**Source data:**
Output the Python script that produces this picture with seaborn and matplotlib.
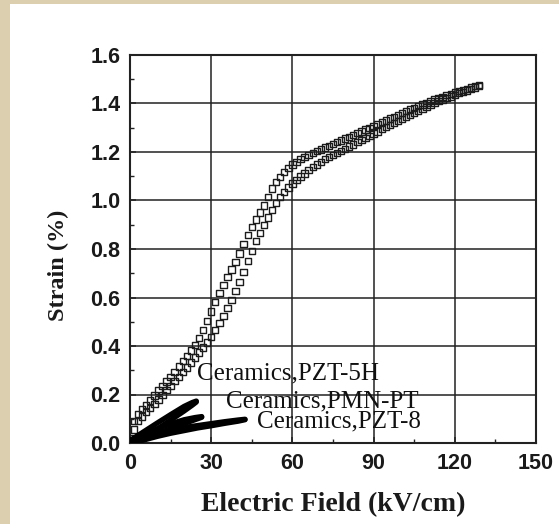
import numpy as np
import pandas as pd
import matplotlib.pyplot as plt
import seaborn as sns
from matplotlib.patches import Rectangle
from matplotlib.ticker import MultipleLocator, FormatStrFormatter

# single crystal strain loop, field in kV/cm, strain in %
field = [0, 1.5, 3, 4.5, 6, 7.5, 9, 10.5, 12, 13.5, 15, 16.5, 18, 19.5, 21, 22.5, 24,
         25.5, 27, 28.5, 30, 31.5, 33, 34.5, 36, 37.5, 39, 40.5, 42, 43.5, 45, 46.5, 48,
         49.5, 51, 52.5, 54, 55.5, 57, 58.5, 60, 61.5, 63, 64.5, 66, 67.5, 69, 70.5, 72,
         73.5, 75, 76.5, 78, 79.5, 81, 82.5, 84, 85.5, 87, 88.5, 90, 91.5, 93, 94.5, 96,
         97.5, 99, 100.5, 102, 103.5, 105, 106.5, 108, 109.5, 111, 112.5, 114, 115.5,
         117, 118.5, 120, 121.5, 123, 124.5, 126, 127.5, 129]
strain_up = [0.0, 0.055, 0.09, 0.11, 0.127, 0.145, 0.162, 0.18, 0.199, 0.218, 0.236,
             0.255, 0.273, 0.292, 0.311, 0.332, 0.352, 0.373, 0.394, 0.415, 0.436, 0.465,
             0.494, 0.524, 0.556, 0.589, 0.626, 0.665, 0.706, 0.75, 0.792, 0.832, 0.866,
             0.899, 0.93, 0.96, 0.99, 1.014, 1.035, 1.054, 1.07, 1.085, 1.099, 1.112, 1.125,
             1.137, 1.149, 1.16, 1.17, 1.179, 1.188, 1.197, 1.205, 1.213, 1.222, 1.231,
             1.24, 1.249, 1.258, 1.267, 1.276, 1.285, 1.294, 1.303, 1.312, 1.32, 1.329,
             1.337, 1.345, 1.353, 1.362, 1.37, 1.378, 1.386, 1.394, 1.401, 1.409, 1.416,
             1.423, 1.429, 1.436, 1.442, 1.448, 1.454, 1.46, 1.466, 1.472]
strain_down = [0.02, 0.09, 0.12, 0.141, 0.157, 0.176, 0.196, 0.216, 0.235, 0.254, 0.273,
               0.294, 0.315, 0.337, 0.358, 0.381, 0.405, 0.434, 0.466, 0.504, 0.542, 0.582,
               0.618, 0.651, 0.685, 0.715, 0.747, 0.782, 0.82, 0.858, 0.892, 0.922, 0.95,
               0.98, 1.015, 1.049, 1.075, 1.098, 1.118, 1.135, 1.148, 1.159, 1.17, 1.179,
               1.188, 1.196, 1.203, 1.21, 1.218, 1.225, 1.233, 1.24, 1.248, 1.255, 1.263,
               1.27, 1.278, 1.285, 1.293, 1.3, 1.308, 1.315, 1.323, 1.33, 1.338, 1.345,
               1.353, 1.36, 1.368, 1.375, 1.382, 1.389, 1.396, 1.403, 1.41, 1.416, 1.422,
               1.428, 1.434, 1.44, 1.446, 1.451, 1.456, 1.461, 1.466, 1.471, 1.476]

# ceramics (thick black bundles)
pzt5h_field = [0, 5, 10, 15, 20, 23, 24.5]
pzt5h_up = [0.0, 0.026, 0.057, 0.094, 0.132, 0.156, 0.169]
pzt5h_down = [0.01, 0.046, 0.082, 0.117, 0.151, 0.167, 0.173]
pmnpt_field = [0, 5, 10, 15, 20, 24, 26.5]
pmnpt_up = [0.0, 0.016, 0.037, 0.059, 0.08, 0.096, 0.106]
pmnpt_down = [0.008, 0.033, 0.058, 0.079, 0.096, 0.105, 0.109]
pzt8_field = [0, 5, 10, 15, 20, 25, 30, 35, 40, 42.5]
pzt8_up = [0.0, 0.012, 0.027, 0.04, 0.051, 0.062, 0.071, 0.081, 0.09, 0.096]
pzt8_down = [0.008, 0.025, 0.041, 0.054, 0.064, 0.072, 0.08, 0.088, 0.095, 0.098]

labels = ['Ceramics,PZT-5H', 'Ceramics,PMN-PT', 'Ceramics,PZT-8']
label_x = [24.6, 35.5, 46.8]
label_y = [0.287, 0.173, 0.087]

sns.set_theme(style="white")
plt.rcParams['font.family'] = ['Liberation Sans', 'DejaVu Sans']

fig = plt.figure(figsize=(5.59, 5.24), dpi=100, facecolor='#dccfb0')
fig.patches.append(Rectangle((10 / 559, 0), 1, 1 - 4 / 524, transform=fig.transFigure,
                             facecolor='white', edgecolor='none', zorder=-10))
ax = fig.add_axes([130 / 559, 1 - 443 / 524, 406 / 559, 388 / 524])
ax.set_facecolor('white')

crystal = pd.DataFrame({'field': field + field, 'strain': strain_up + strain_down})
sns.scatterplot(data=crystal, x='field', y='strain', marker='s', s=21,
                facecolor='none', edgecolor='#1c1c1c', linewidth=1.0, ax=ax, zorder=3)

for f, up, down in [(pzt5h_field, pzt5h_up, pzt5h_down),
                    (pmnpt_field, pmnpt_up, pmnpt_down),
                    (pzt8_field, pzt8_up, pzt8_down)]:
    for branch in (up, down):
        sns.lineplot(x=f, y=branch, color='black', linewidth=3.8, sort=False,
                     estimator=None, solid_capstyle='round', ax=ax, zorder=4)

for txt, tx, ty in zip(labels, label_x, label_y):
    ax.text(tx, ty, txt, fontsize=18, family='Liberation Serif', color='#111',
            ha='left', va='center', zorder=5)

ax.set_xlim(0, 150)
ax.set_ylim(0, 1.6)
ax.xaxis.set_major_locator(MultipleLocator(30))
ax.xaxis.set_minor_locator(MultipleLocator(15))
ax.yaxis.set_major_locator(MultipleLocator(0.2))
ax.yaxis.set_minor_locator(MultipleLocator(0.1))
ax.yaxis.set_major_formatter(FormatStrFormatter('%.1f'))
ax.grid(True, which='major', color='#222222', linewidth=1.1)
ax.set_axisbelow(True)
ax.tick_params(which='both', direction='in', color='#222222', bottom=True, left=True)
ax.tick_params(which='major', length=4, width=1.1, pad=7)
ax.tick_params(which='minor', length=3, width=1.0)
for lab in ax.get_xticklabels() + ax.get_yticklabels():
    lab.set_fontsize(15.5)
    lab.set_fontweight('bold')
    lab.set_color('#1a1a1a')
for sp in ax.spines.values():
    sp.set_linewidth(1.5)
    sp.set_color('#222222')

ax.set_xlabel('Electric Field (kV/cm)', fontsize=20, fontweight='bold',
              family='Liberation Serif', color='#1a1a1a')
ax.set_ylabel('Strain (%)', fontsize=17.5, fontweight='bold',
              family='Liberation Serif', color='#1a1a1a')
ax.xaxis.set_label_coords(0.501, -0.16)
ax.xaxis.label.set_verticalalignment('center')
ax.yaxis.set_label_coords(-0.177, 0.459)
ax.yaxis.label.set_verticalalignment('center')

fig.savefig('out.png', dpi=100, facecolor=fig.get_facecolor())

**Aim:**
Your task is to reproduce all of the material exactly. The pictures stay out.

**Written solution:**
Output the Python script that produces this picture with seaborn and matplotlib.
import numpy as np
import pandas as pd
import matplotlib.pyplot as plt
import seaborn as sns
from matplotlib.patches import Rectangle
from matplotlib.ticker import MultipleLocator, FormatStrFormatter

# single crystal strain loop, field in kV/cm, strain in %
field = [0, 1.5, 3, 4.5, 6, 7.5, 9, 10.5, 12, 13.5, 15, 16.5, 18, 19.5, 21, 22.5, 24,
         25.5, 27, 28.5, 30, 31.5, 33, 34.5, 36, 37.5, 39, 40.5, 42, 43.5, 45, 46.5, 48,
         49.5, 51, 52.5, 54, 55.5, 57, 58.5, 60, 61.5, 63, 64.5, 66, 67.5, 69, 70.5, 72,
         73.5, 75, 76.5, 78, 79.5, 81, 82.5, 84, 85.5, 87, 88.5, 90, 91.5, 93, 94.5, 96,
         97.5, 99, 100.5, 102, 103.5, 105, 106.5, 108, 109.5, 111, 112.5, 114, 115.5,
         117, 118.5, 120, 121.5, 123, 124.5, 126, 127.5, 129]
strain_up = [0.0, 0.055, 0.09, 0.11, 0.127, 0.145, 0.162, 0.18, 0.199, 0.218, 0.236,
             0.255, 0.273, 0.292, 0.311, 0.332, 0.352, 0.373, 0.394, 0.415, 0.436, 0.465,
             0.494, 0.524, 0.556, 0.589, 0.626, 0.665, 0.706, 0.75, 0.792, 0.832, 0.866,
             0.899, 0.93, 0.96, 0.99, 1.014, 1.035, 1.054, 1.07, 1.085, 1.099, 1.112, 1.125,
             1.137, 1.149, 1.16, 1.17, 1.179, 1.188, 1.197, 1.205, 1.213, 1.222, 1.231,
             1.24, 1.249, 1.258, 1.267, 1.276, 1.285, 1.294, 1.303, 1.312, 1.32, 1.329,
             1.337, 1.345, 1.353, 1.362, 1.37, 1.378, 1.386, 1.394, 1.401, 1.409, 1.416,
             1.423, 1.429, 1.436, 1.442, 1.448, 1.454, 1.46, 1.466, 1.472]
strain_down = [0.02, 0.09, 0.12, 0.141, 0.157, 0.176, 0.196, 0.216, 0.235, 0.254, 0.273,
               0.294, 0.315, 0.337, 0.358, 0.381, 0.405, 0.434, 0.466, 0.504, 0.542, 0.582,
               0.618, 0.651, 0.685, 0.715, 0.747, 0.782, 0.82, 0.858, 0.892, 0.922, 0.95,
               0.98, 1.015, 1.049, 1.075, 1.098, 1.118, 1.135, 1.148, 1.159, 1.17, 1.179,
               1.188, 1.196, 1.203, 1.21, 1.218, 1.225, 1.233, 1.24, 1.248, 1.255, 1.263,
               1.27, 1.278, 1.285, 1.293, 1.3, 1.308, 1.315, 1.323, 1.33, 1.338, 1.345,
               1.353, 1.36, 1.368, 1.375, 1.382, 1.389, 1.396, 1.403, 1.41, 1.416, 1.422,
               1.428, 1.434, 1.44, 1.446, 1.451, 1.456, 1.461, 1.466, 1.471, 1.476]

# ceramics (thick black bundles)
pzt5h_field = [0, 5, 10, 15, 20, 23, 24.5]
pzt5h_up = [0.0, 0.026, 0.057, 0.094, 0.132, 0.156, 0.169]
pzt5h_down = [0.01, 0.046, 0.082, 0.117, 0.151, 0.167, 0.173]
pmnpt_field = [0, 5, 10, 15, 20, 24, 26.5]
pmnpt_up = [0.0, 0.016, 0.037, 0.059, 0.08, 0.096, 0.106]
pmnpt_down = [0.008, 0.033, 0.058, 0.079, 0.096, 0.105, 0.109]
pzt8_field = [0, 5, 10, 15, 20, 25, 30, 35, 40, 42.5]
pzt8_up = [0.0, 0.012, 0.027, 0.04, 0.051, 0.062, 0.071, 0.081, 0.09, 0.096]
pzt8_down = [0.008, 0.025, 0.041, 0.054, 0.064, 0.072, 0.08, 0.088, 0.095, 0.098]

labels = ['Ceramics,PZT-5H', 'Ceramics,PMN-PT', 'Ceramics,PZT-8']
label_x = [24.6, 35.5, 46.8]
label_y = [0.287, 0.173, 0.087]

sns.set_theme(style="white")
plt.rcParams['font.family'] = ['Liberation Sans', 'DejaVu Sans']

fig = plt.figure(figsize=(5.59, 5.24), dpi=100, facecolor='#dccfb0')
fig.patches.append(Rectangle((10 / 559, 0), 1, 1 - 4 / 524, transform=fig.transFigure,
                             facecolor='white', edgecolor='none', zorder=-10))
ax = fig.add_axes([130 / 559, 1 - 443 / 524, 406 / 559, 388 / 524])
ax.set_facecolor('white')

crystal = pd.DataFrame({'field': field + field, 'strain': strain_up + strain_down})
sns.scatterplot(data=crystal, x='field', y='strain', marker='s', s=21,
                facecolor='none', edgecolor='#1c1c1c', linewidth=1.0, ax=ax, zorder=3)

for f, up, down in [(pzt5h_field, pzt5h_up, pzt5h_down),
                    (pmnpt_field, pmnpt_up, pmnpt_down),
                    (pzt8_field, pzt8_up, pzt8_down)]:
    for branch in (up, down):
        sns.lineplot(x=f, y=branch, color='black', linewidth=3.8, sort=False,
                     estimator=None, solid_capstyle='round', ax=ax, zorder=4)

for txt, tx, ty in zip(labels, label_x, label_y):
    ax.text(tx, ty, txt, fontsize=18, family='Liberation Serif', color='#111',
            ha='left', va='center', zorder=5)

ax.set_xlim(0, 150)
ax.set_ylim(0, 1.6)
ax.xaxis.set_major_locator(MultipleLocator(30))
ax.xaxis.set_minor_locator(MultipleLocator(15))
ax.yaxis.set_major_locator(MultipleLocator(0.2))
ax.yaxis.set_minor_locator(MultipleLocator(0.1))
ax.yaxis.set_major_formatter(FormatStrFormatter('%.1f'))
ax.grid(True, which='major', color='#222222', linewidth=1.1)
ax.set_axisbelow(True)
ax.tick_params(which='both', direction='in', color='#222222', bottom=True, left=True)
ax.tick_params(which='major', length=4, width=1.1, pad=7)
ax.tick_params(which='minor', length=3, width=1.0)
for lab in ax.get_xticklabels() + ax.get_yticklabels():
    lab.set_fontsize(15.5)
    lab.set_fontweight('bold')
    lab.set_color('#1a1a1a')
for sp in ax.spines.values():
    sp.set_linewidth(1.5)
    sp.set_color('#222222')

ax.set_xlabel('Electric Field (kV/cm)', fontsize=20, fontweight='bold',
              family='Liberation Serif', color='#1a1a1a')
ax.set_ylabel('Strain (%)', fontsize=17.5, fontweight='bold',
              family='Liberation Serif', color='#1a1a1a')
ax.xaxis.set_label_coords(0.501, -0.16)
ax.xaxis.label.set_verticalalignment('center')
ax.yaxis.set_label_coords(-0.177, 0.459)
ax.yaxis.label.set_verticalalignment('center')

fig.savefig('out.png', dpi=100, facecolor=fig.get_facecolor())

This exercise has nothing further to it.